Dr. Sidney Nagel, a University of Chicago physicist and Kenwood resident, has won the 2023 American Physical Society Medal for Exceptional Achievement in Research for his work in soft matter physics.
"All we really know about in physics well is what the properties of a system that's in thermal equilibrium are," he said. "If you took a box of gas and you let it sit there for awhile, after awhile I could tell you everything that you want to know about the box and then some. I could bore you stiff with all the properties. Why? Because it's in thermal equilibrium."
But few things are in thermal equilibrium. The atmosphere, with its fluctuations of weather and climate, isn't. People who are in equilibrium would be dead.
A glass of water or a solid is in equilibrium; external contact will not change its density. But Nagel illustrated his work via a cylinder filled with sand with a funnel at the bottom; when he struck it, the sand flowed through the funnel.

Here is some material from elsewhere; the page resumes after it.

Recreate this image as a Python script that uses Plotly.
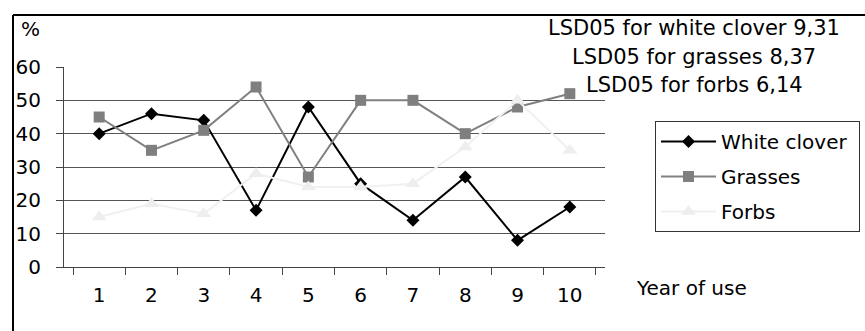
import plotly.graph_objects as go

# Years of use and the share (%) of each species group in the sward
years = ["1", "2", "3", "4", "5", "6", "7", "8", "9", "10"]
white_clover = [40, 46, 44, 17, 48, 25, 14, 27, 8, 18]
grasses = [45, 35, 41, 54, 27, 50, 50, 40, 48, 52]
forbs = [15, 19, 16, 28, 24, 24, 25, 36, 50, 35]

lsd_lines = [
    "LSD05 for white clover 9,31",
    "LSD05 for grasses 8,37",
    "LSD05 for forbs 6,14",
]
y_ticks = [0, 10, 20, 30, 40, 50, 60]

W, H = 865, 331
L, R, T, B = 64, 260, 67, 64
PW, PH = W - L - R, H - T - B
FONT = "DejaVu Sans"
PAD = "\u00a0"  # a little extra room on the legend's right side


def px_x(x):
    return (x - L) / PW


def px_y(y):
    return (H - B - y) / PH


fig = go.Figure()
fig.add_trace(go.Scatter(
    x=years, y=white_clover, name="White clover" + PAD, mode="lines+markers",
    line=dict(color="#000000", width=2),
    marker=dict(symbol="diamond", size=10, color="#000000"),
    legendgroup="a",
))
fig.add_trace(go.Scatter(
    x=years, y=grasses, name="Grasses", mode="lines+markers",
    line=dict(color="#808080", width=2),
    marker=dict(symbol="square", size=11, color="#7f7f7f"),
    legendgroup="b",
))
fig.add_trace(go.Scatter(
    x=years, y=forbs, name="Forbs", mode="lines+markers",
    line=dict(color="#f0f0f0", width=2),
    marker=dict(symbol="triangle-up", size=13, color="#eeeeee"),
    legendgroup="c",
))

annotations = [
    dict(text="%", x=px_x(30), y=px_y(29), xanchor="center", yanchor="middle", size=20),
    dict(text="Year of use", x=px_x(634), y=px_y(288), xanchor="left", yanchor="middle", size=20),
]
for i, t in enumerate(lsd_lines):
    annotations.append(dict(text=t, x=px_x(694), y=px_y(28 + 28.5 * i),
                            xanchor="center", yanchor="middle", size=21))
for a in annotations:
    size = a.pop("size")
    a.update(xref="paper", yref="paper", showarrow=False,
             font=dict(family=FONT, size=size, color="#000000"))

# Outer frame (top and left edges)
shapes = [
    dict(type="line", xref="paper", yref="paper",
         x0=px_x(13), x1=px_x(866), y0=px_y(15), y1=px_y(15),
         line=dict(color="#000000", width=2)),
    dict(type="line", xref="paper", yref="paper",
         x0=px_x(13), x1=px_x(13), y0=px_y(15), y1=px_y(335),
         line=dict(color="#000000", width=2)),
]

fig.update_layout(
    width=W, height=H,
    margin=dict(l=L, r=R, t=T, b=B, pad=0, autoexpand=False),
    paper_bgcolor="white", plot_bgcolor="white",
    font=dict(family=FONT, size=20, color="#000000"),
    showlegend=True,
    legend=dict(
        x=px_x(860), y=px_y(121), xanchor="right", yanchor="top",
        bordercolor="#333333", borderwidth=1, bgcolor="white",
        font=dict(family=FONT, size=20, color="#000000"),
        itemwidth=55, tracegroupgap=6, traceorder="grouped",
    ),
    annotations=annotations,
    shapes=shapes,
    xaxis=dict(
        type="category", tickson="boundaries", ticks="outside", ticklen=7,
        tickcolor="#444444", showline=True, linecolor="#444444", linewidth=1,
        showgrid=False, zeroline=False, ticklabelstandoff=10,
        tickfont=dict(family=FONT, size=20, color="#000000"),
    ),
    yaxis=dict(
        range=[0, 60], tickvals=y_ticks, ticks="outside", ticklen=7,
        tickcolor="#444444", showline=True, linecolor="#444444", linewidth=1,
        showgrid=True, gridcolor="#555555", gridwidth=1, zeroline=False,
        ticklabelstandoff=11,
        tickfont=dict(family=FONT, size=20, color="#000000"),
    ),
)

fig.write_html("out.html")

"Here is something that is so trivial: a sandpile. Yet it's behaving in ways that are so counterintuitive to all that we've learned about how to treat solids, because solids and liquids are typically in equilibrium, and here is a system which is blatantly out of equilibrium. And because of that, you don't even really know what the tools are that you need to describe the behavior," he said.
Nagel produced some mustard seeds and asked how it would flow. When the surface they're on is tilted, they flow like a liquid, but they can jam a funnel, which liquids wouldn't do. But if the funnel is shaken, they would flow again.
"Much of our research is not geared particularly towards applications. But as with so many things in science, if you find something that's interesting, it turns out that it does have applications of some kind," he said. "Every industry that uses powders, and factories of granules and powders, you have jamming all the time. You're trying to get powder from one side of the factory floor to another, and what do you see? Coming in, you see a lot of dents. Why? Because it got stuck in there, and someone took a hammer and dashed it, trying to get it to flow again."
He has also researched splashes — in terms of how liquid droplets splash in different amounts of air, for instance — which has applications to pharmaceuticals, wherein it's important that things do not contaminate each other.
Nagel has also researched why dried liquid stains, like coffee stains, have a darker ring at their perimeter — away from the point of impact at the center of the stain. That has had applications to medical testing, like testing a drop of blood from someone with diabetes.
"First you have to recognize this problem, then you have to understand the physics behind it, and only then can you control for it," he said.
Nagel thanked his students for their work during experiments and the university for its support.
"It wasn't what people particularly thought was important to physics, but yet the university, my physics department and institute really supported me in doing this," he said. "I don't think many universities would have felt this way about that kind of stuff. They would have dismissed it as not important, not relevant research."